Step 2: Get Your Data (EXTRACT)
This sounds a lot easier than it actually is. If you're more of a beginner, it's going to be the hardest obstacle in your way. Depending on your use there are typically more than 1 way to extract data.
My personal preference is to use Python, which is a scripting programming language. It is very strong, and it is used heavily in the analytic world. There is a Python distribution called Anaconda that already has a lot of tools and packages included that you will want for Data Analytics. Once you've installed Anaconda, you'll need to download an IDE (integrated developer environment), which is separate from Anaconda itself, but is what interfaces with the programs itself and allows you to code. I recommend PyCharm.
Once you've downloaded all of the things necessary to extract data, you're going to have to actually extract it. Ultimately, you have to know what you're looking for in order to be able to search it and figure it out. There are a number of guides out there that will walk you more through the technicalities of this process. That is not my goal, my goal is to outline the steps necessary to analyze data.
Step 3: Play With Your Data (TRANSFORM)
There are a number of programs and ways to accomplish this. Most aren't free, and the ones that are, aren't very easy to use out of the box. This stage should ordinarily be one of the quicker stages of the process, but if you're doing your first analysis, it's likely going to take you the longest, especially if you switch product offerings. Let's go ahead and go through all of the different options that you have, starting with free (or close to it), and moving on to more expensive and infeasible options if you're a complete noob.
Qlikview - there is a free version. It is essentially the full version, the only difference is that you lose some of the enterprise functionality. If you're reading this guide, you don't need those.
Microsoft Excel - I can't really promote this software enough. If you're a student you likely already own this software. If you're not, but you don't know Excel, you should consider investing because knowing Excel is usually good enough to get a job somewhere doing something.

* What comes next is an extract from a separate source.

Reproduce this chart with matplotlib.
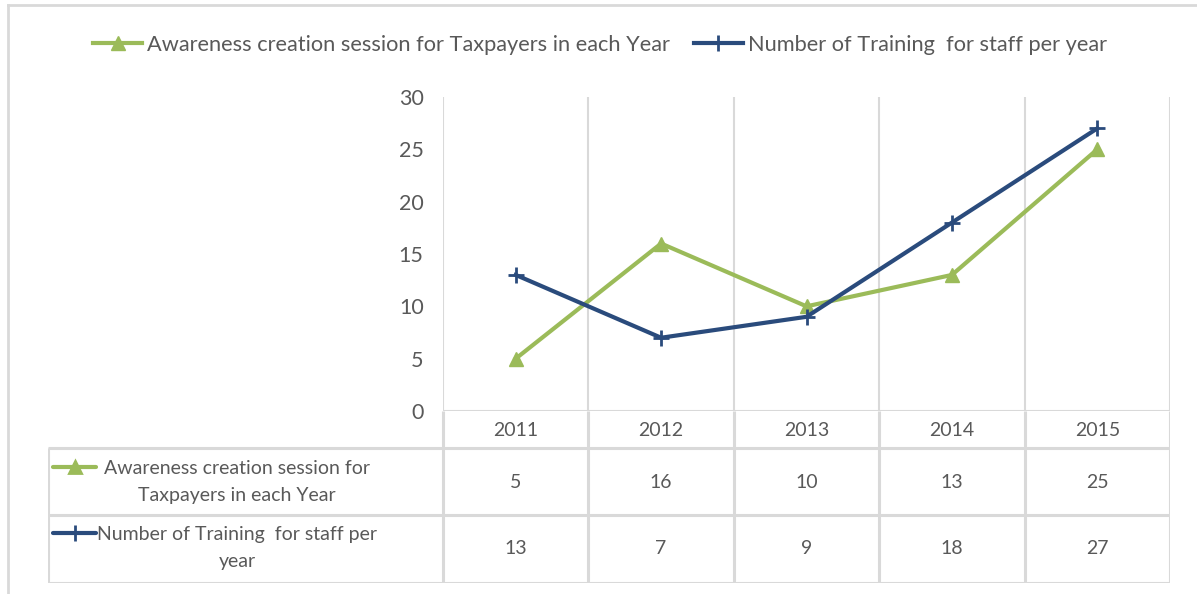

R/Python - These are a lot more difficult for data manipulation. If you're capable of using this software for these purposes you are absolutely not reading this guide.
Depending on the particular project you're working on there are different ways to transform your data. Text analytics is far different from other forms of analytics. Each form of analytics is its own beast, and I could probably write 10 pages in-depth on each kind, the issues you run into and ways to solve them, so I will not be doing that in this particular article.
Step 4: Visualize (Load)
This step is essentially the step that involves displaying it to your user. Depending on your role in the process, this can be completely different. If there is someone that is going to dissect the data you give them, you're likely not going to create any visualizations. However, you might create models that allow the end-user to look at the data and understand it a lot easier, or easier for them to manipulate. This is, in my opinion, the most important step regardless of what your role is in an ETL process.